Specification details

A Specification is a agreed-upon standard that describes how a dataset should be organized. It includes the file paths allowed, the tags associated with a file, and their role in file name generation. This document will detail how to provide each of this options.

A minimal configuration of tags for a dataset looks like this:

tags:
  - name: filename
    pattern: "[/\\\\](.*)\\."
  - name: extension
    pattern: "(\\.[^/\\\\]+)$"
path_patterns:
  - "{filename}{extension}"

Using the above minimal specification for path building with build_path():

# Build path according to specification with tags as parameters
path = specification.build_path(filename="file", extension=".txt")

# Print the built path.
print(path)
# file.txt

Top-level keys

tags

All details regarding permissible tags sit inside the tags key. The tags key consists of a sequence of name and pattern entries.

name

The name of the tag.

pattern

Regex pattern to retreive the tag value from file path.

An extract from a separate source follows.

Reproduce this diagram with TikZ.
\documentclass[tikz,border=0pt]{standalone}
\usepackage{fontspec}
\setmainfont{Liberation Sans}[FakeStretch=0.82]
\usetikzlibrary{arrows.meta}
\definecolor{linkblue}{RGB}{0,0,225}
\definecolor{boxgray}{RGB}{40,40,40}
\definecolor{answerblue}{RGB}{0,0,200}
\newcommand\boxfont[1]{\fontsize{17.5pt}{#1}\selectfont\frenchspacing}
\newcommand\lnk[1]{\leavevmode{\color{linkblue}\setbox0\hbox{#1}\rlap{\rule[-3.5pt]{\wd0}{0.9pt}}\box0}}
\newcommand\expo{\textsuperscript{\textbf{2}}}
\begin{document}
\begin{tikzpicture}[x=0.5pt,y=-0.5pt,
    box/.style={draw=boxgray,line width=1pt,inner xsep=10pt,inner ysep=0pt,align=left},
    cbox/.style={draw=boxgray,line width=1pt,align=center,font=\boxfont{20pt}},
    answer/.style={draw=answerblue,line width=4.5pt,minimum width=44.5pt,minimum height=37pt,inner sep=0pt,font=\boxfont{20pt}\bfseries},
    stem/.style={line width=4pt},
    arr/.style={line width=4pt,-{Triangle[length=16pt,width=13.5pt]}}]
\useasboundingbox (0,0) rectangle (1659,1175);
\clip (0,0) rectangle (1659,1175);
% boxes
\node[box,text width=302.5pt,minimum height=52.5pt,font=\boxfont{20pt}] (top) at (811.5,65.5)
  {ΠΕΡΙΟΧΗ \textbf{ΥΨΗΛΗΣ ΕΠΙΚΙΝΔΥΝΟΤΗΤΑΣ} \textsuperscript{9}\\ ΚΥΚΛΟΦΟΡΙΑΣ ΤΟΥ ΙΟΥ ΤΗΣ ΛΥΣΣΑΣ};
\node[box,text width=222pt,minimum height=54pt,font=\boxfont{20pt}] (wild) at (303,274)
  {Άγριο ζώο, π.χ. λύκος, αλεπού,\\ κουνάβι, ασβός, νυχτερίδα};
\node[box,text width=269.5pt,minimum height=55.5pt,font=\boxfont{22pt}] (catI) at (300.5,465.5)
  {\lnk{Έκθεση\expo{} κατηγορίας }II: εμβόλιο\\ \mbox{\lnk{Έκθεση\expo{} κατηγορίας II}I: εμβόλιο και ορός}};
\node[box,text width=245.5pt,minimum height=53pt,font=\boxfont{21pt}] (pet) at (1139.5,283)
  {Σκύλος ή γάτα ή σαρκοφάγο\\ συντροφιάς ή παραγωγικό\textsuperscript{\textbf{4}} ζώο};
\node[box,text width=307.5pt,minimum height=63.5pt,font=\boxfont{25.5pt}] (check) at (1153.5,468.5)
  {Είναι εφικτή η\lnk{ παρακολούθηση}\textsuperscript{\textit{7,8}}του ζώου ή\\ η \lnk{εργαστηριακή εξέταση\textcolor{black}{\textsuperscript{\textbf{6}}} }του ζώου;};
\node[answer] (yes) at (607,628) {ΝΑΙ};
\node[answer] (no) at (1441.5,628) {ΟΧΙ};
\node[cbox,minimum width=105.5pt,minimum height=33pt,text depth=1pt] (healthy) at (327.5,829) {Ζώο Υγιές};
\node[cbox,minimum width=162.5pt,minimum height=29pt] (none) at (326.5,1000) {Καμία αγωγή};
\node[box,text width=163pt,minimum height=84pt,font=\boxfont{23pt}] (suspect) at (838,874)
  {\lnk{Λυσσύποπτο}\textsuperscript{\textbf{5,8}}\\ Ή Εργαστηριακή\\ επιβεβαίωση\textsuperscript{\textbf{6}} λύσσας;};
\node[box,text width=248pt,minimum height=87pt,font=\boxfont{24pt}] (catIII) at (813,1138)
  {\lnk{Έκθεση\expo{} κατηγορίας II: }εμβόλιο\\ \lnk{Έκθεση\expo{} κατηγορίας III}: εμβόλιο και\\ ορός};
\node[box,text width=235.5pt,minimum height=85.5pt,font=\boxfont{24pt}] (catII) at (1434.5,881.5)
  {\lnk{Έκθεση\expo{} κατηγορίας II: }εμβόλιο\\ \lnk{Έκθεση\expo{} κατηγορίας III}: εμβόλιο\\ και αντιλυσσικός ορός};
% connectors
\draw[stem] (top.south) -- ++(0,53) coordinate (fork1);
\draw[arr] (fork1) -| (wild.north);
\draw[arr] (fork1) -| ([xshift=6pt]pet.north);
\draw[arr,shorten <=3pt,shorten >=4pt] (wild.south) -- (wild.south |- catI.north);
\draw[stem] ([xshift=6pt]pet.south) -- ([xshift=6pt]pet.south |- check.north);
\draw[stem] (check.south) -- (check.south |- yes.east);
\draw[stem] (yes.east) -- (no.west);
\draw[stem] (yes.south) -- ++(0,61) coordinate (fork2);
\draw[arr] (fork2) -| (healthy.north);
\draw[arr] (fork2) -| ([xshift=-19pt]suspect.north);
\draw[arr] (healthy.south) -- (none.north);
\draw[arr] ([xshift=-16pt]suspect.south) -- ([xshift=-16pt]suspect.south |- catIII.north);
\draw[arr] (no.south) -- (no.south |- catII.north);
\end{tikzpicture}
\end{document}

It is required to have a mandatory single capturing group in the pattern. The captured value is used as the tag value.

path_patterns

All details regarding permissible file paths sit inside the path_patterns key. The path_patterns key consists of a sequence of paths relative to the dataset root. Usage of tag values in paths is supported.

A path can contain both template and ordinary patterns. The template patterns are:

[contents]

Used to indicate that the contents are optional.

The path /dir[/subdir]/file will match both /dir/file and dir/subdir/file.

{name<values>|default}

Used to indicate that the template will be filled in by a tag value.

name refers to the name of the tag, values refers to the set of valid values separated by |, and default refers to the default value that is chosen while building path name from tags associated. values and default are optional.

The path /dir/{filename<file1|file2>|file1} will match /dir/file1 and /dir/file2 but not /dir/file3. If no filename tag is provided during path building, file1 is chosen as the default.